Given data
=-=-=

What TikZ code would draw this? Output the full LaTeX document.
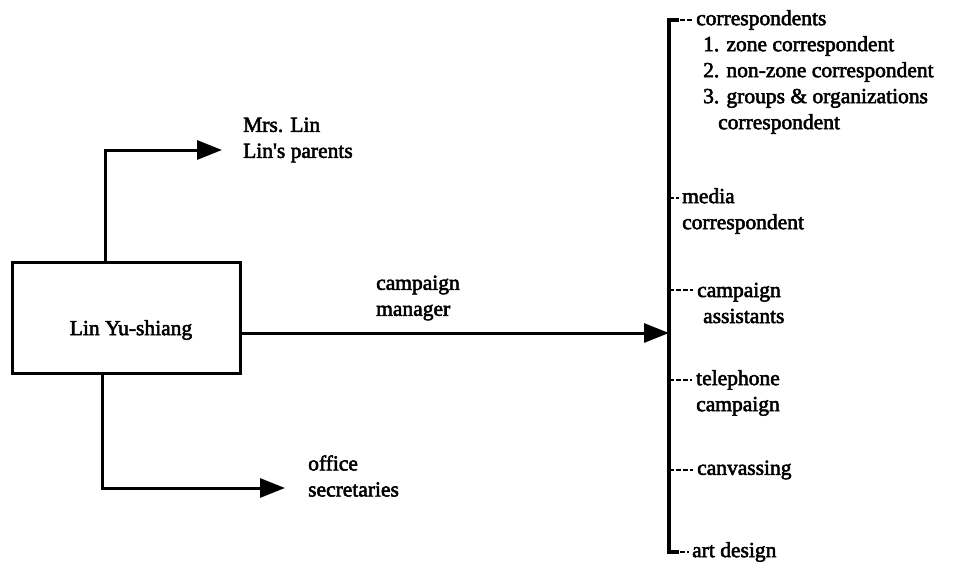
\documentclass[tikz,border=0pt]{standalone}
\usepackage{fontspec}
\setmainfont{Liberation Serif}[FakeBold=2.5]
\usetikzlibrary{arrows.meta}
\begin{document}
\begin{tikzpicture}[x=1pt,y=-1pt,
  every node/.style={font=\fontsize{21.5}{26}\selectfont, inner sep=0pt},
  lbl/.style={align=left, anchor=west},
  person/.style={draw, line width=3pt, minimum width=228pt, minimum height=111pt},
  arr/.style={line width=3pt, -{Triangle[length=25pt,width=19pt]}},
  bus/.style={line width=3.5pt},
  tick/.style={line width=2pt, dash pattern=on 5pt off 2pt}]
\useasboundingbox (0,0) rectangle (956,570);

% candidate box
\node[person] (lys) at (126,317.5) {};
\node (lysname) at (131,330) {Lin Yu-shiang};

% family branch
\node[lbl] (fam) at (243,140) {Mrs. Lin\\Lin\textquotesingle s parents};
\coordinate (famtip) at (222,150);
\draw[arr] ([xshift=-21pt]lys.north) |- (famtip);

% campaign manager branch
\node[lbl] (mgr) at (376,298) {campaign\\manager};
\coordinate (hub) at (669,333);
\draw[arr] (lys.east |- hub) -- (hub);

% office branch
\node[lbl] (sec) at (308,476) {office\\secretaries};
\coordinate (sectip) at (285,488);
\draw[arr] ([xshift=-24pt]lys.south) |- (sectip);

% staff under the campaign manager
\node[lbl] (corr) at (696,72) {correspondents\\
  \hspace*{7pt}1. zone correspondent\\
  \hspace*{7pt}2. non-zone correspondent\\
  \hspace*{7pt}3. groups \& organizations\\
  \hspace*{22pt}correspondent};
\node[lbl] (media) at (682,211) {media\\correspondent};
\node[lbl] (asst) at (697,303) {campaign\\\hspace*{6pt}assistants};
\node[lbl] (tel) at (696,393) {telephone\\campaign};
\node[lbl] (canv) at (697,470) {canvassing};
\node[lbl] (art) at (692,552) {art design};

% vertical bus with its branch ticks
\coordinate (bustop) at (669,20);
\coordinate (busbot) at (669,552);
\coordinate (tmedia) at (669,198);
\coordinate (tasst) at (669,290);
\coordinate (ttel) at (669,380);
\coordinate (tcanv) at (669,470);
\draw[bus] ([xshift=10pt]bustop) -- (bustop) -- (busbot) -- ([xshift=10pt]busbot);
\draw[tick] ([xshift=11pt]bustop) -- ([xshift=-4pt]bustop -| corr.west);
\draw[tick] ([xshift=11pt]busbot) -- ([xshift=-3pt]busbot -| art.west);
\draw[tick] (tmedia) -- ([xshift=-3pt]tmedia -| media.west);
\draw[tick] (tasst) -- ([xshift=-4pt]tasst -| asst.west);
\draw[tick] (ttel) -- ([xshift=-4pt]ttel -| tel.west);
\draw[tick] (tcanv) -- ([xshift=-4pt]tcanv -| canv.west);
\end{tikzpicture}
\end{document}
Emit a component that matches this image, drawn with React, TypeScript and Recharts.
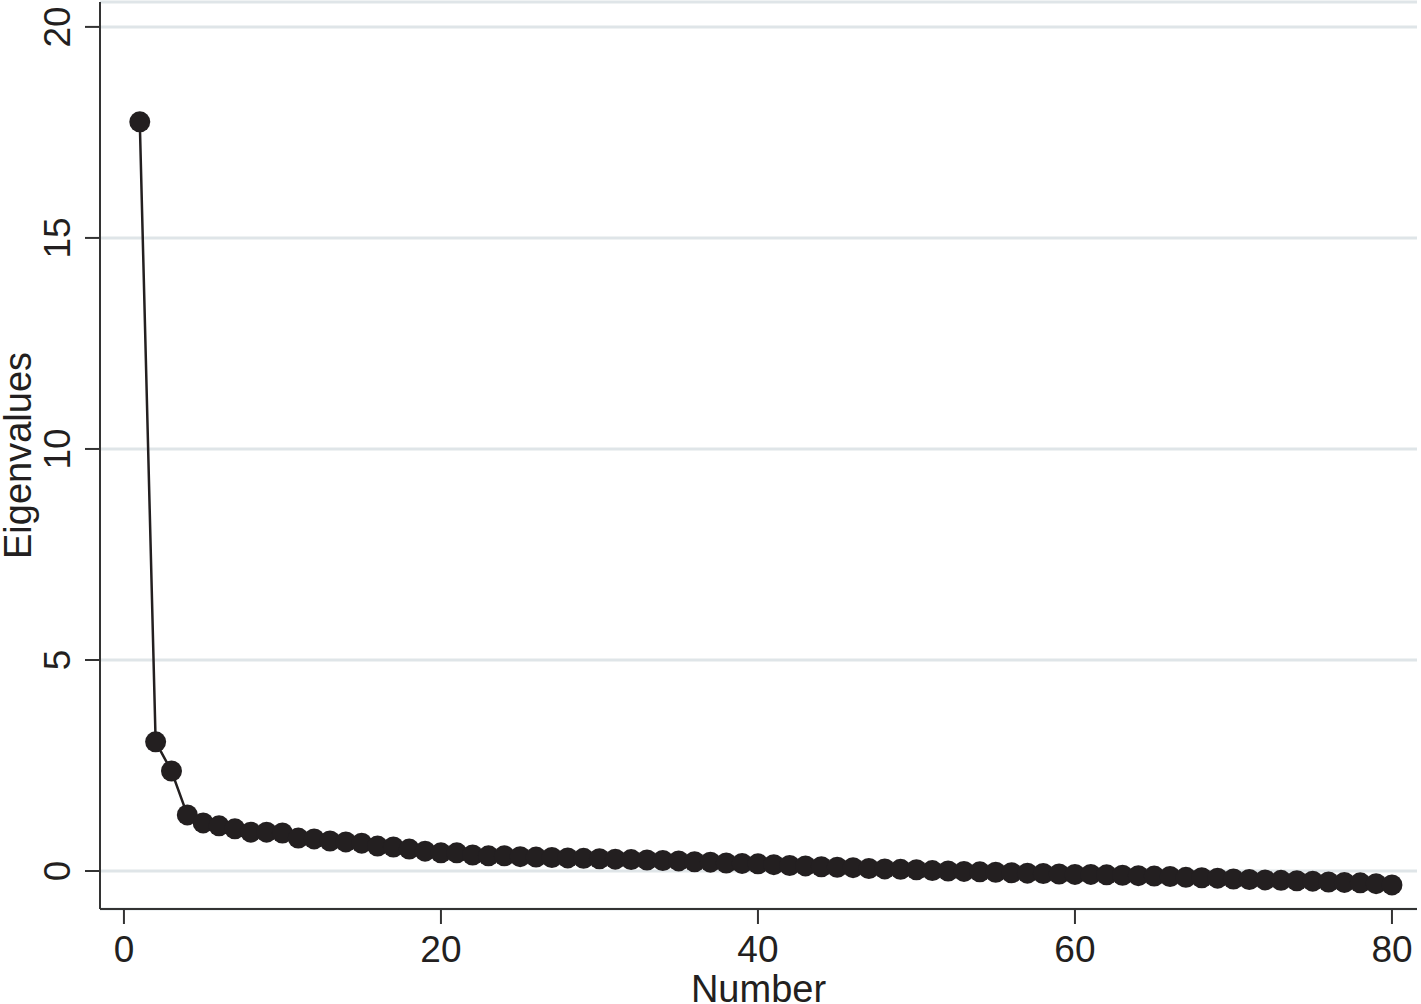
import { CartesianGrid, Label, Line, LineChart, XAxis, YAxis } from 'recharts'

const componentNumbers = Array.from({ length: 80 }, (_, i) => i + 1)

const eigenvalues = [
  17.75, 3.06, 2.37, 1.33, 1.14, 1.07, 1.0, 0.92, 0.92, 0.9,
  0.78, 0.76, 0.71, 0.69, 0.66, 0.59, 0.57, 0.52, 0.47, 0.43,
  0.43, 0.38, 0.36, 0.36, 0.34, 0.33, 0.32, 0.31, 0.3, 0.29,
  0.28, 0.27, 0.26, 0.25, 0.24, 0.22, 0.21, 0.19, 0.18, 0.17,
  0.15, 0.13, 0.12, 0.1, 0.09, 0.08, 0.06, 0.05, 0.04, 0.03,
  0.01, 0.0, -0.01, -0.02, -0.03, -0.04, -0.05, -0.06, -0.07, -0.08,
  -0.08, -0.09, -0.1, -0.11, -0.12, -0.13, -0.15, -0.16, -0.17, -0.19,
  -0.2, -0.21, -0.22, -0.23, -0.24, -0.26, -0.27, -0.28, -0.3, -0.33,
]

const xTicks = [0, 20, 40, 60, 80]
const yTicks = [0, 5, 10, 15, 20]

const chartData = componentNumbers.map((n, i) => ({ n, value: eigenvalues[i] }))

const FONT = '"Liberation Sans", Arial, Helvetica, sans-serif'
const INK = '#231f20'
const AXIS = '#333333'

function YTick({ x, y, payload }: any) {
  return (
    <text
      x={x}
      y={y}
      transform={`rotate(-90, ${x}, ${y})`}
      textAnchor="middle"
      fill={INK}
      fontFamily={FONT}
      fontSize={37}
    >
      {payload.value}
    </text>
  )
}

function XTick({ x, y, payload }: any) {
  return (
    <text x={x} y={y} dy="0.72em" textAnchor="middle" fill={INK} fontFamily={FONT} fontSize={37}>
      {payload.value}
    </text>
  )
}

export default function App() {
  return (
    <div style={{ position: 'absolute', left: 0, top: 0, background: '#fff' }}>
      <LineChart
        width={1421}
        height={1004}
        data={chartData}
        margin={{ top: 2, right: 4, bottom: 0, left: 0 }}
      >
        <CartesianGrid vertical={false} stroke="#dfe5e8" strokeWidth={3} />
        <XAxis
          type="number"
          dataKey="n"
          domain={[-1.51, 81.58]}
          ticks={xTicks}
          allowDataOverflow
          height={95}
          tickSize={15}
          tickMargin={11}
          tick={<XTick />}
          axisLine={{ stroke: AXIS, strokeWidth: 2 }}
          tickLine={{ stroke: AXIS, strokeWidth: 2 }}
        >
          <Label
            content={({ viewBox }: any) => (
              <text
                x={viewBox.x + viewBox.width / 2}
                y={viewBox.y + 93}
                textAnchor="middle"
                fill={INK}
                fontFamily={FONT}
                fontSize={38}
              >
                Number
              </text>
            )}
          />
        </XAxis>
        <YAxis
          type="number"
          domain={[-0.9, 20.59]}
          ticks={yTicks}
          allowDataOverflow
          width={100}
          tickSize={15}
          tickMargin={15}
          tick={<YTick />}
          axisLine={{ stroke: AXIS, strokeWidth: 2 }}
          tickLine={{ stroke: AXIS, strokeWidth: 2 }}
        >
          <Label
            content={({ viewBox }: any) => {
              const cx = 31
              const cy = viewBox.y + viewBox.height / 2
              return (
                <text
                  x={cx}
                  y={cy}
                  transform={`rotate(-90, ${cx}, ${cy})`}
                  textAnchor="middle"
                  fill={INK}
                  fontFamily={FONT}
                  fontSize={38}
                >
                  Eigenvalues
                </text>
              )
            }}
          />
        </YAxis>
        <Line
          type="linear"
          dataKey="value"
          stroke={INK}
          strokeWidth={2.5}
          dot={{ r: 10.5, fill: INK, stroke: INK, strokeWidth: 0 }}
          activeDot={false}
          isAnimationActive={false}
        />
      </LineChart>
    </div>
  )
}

=-=-=

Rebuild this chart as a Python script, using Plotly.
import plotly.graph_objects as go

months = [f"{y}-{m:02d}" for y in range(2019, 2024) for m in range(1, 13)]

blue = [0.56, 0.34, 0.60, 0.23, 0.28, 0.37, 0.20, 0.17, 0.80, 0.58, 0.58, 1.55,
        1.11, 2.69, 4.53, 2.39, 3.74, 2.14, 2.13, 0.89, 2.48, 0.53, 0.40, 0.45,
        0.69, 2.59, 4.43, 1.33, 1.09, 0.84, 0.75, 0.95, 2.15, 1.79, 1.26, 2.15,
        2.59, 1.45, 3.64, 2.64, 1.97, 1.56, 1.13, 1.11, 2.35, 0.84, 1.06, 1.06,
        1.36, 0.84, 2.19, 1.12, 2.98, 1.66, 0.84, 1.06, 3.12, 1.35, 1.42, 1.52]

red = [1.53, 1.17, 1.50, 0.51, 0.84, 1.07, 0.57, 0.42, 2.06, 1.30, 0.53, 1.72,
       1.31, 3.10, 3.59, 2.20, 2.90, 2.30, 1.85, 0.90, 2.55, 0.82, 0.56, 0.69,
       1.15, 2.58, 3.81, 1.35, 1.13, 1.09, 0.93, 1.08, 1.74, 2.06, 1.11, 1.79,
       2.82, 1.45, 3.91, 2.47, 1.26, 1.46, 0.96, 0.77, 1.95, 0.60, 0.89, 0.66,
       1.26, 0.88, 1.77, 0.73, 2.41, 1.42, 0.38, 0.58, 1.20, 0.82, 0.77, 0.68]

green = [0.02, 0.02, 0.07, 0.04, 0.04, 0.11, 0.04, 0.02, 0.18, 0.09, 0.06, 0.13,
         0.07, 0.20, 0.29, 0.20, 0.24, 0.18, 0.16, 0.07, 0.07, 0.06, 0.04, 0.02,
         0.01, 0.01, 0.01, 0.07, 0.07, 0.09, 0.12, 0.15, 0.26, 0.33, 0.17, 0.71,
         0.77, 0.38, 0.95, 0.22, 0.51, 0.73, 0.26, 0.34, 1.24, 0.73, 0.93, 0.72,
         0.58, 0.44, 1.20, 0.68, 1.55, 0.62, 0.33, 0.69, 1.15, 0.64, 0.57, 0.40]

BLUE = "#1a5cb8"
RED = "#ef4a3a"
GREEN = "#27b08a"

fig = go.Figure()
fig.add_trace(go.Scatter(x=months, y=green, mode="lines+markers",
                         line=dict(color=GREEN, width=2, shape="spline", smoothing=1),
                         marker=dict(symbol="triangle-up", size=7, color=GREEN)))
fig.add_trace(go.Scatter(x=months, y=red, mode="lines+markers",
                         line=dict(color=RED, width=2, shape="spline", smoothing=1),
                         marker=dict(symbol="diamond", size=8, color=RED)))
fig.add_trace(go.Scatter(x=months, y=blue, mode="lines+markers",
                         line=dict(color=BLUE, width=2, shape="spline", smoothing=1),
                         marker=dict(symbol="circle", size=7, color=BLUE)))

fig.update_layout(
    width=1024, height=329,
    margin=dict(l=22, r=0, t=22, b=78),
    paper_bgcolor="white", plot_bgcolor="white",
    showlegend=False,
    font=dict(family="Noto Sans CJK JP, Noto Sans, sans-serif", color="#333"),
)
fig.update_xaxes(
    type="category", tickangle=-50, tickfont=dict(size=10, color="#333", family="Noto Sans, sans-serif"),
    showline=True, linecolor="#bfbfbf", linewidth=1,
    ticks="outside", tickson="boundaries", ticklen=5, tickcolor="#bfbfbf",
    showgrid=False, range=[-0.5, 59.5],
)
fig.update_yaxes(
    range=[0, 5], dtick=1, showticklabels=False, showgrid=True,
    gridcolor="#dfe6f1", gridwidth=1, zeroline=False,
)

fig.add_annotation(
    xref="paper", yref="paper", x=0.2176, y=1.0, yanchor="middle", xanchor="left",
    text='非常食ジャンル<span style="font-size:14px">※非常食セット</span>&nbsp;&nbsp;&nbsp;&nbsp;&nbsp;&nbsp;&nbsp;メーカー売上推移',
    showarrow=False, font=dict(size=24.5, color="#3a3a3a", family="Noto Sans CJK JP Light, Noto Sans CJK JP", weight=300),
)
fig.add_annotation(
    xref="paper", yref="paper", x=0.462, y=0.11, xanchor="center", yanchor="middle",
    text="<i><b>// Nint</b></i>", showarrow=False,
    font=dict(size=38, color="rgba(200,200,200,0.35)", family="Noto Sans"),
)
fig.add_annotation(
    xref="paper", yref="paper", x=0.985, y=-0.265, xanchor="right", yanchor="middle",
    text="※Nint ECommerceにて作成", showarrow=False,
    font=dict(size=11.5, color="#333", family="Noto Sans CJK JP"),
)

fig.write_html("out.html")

=-=-=

Work to complete
Give again, word for word, only the lines running from the line with "Rebuild this chart" through the line with "1.35, 1.42, 1.52]"; include both of those lines.

Correct output
Rebuild this chart as a Python script, using Plotly.
import plotly.graph_objects as go

months = [f"{y}-{m:02d}" for y in range(2019, 2024) for m in range(1, 13)]

blue = [0.56, 0.34, 0.60, 0.23, 0.28, 0.37, 0.20, 0.17, 0.80, 0.58, 0.58, 1.55,
        1.11, 2.69, 4.53, 2.39, 3.74, 2.14, 2.13, 0.89, 2.48, 0.53, 0.40, 0.45,
        0.69, 2.59, 4.43, 1.33, 1.09, 0.84, 0.75, 0.95, 2.15, 1.79, 1.26, 2.15,
        2.59, 1.45, 3.64, 2.64, 1.97, 1.56, 1.13, 1.11, 2.35, 0.84, 1.06, 1.06,
        1.36, 0.84, 2.19, 1.12, 2.98, 1.66, 0.84, 1.06, 3.12, 1.35, 1.42, 1.52]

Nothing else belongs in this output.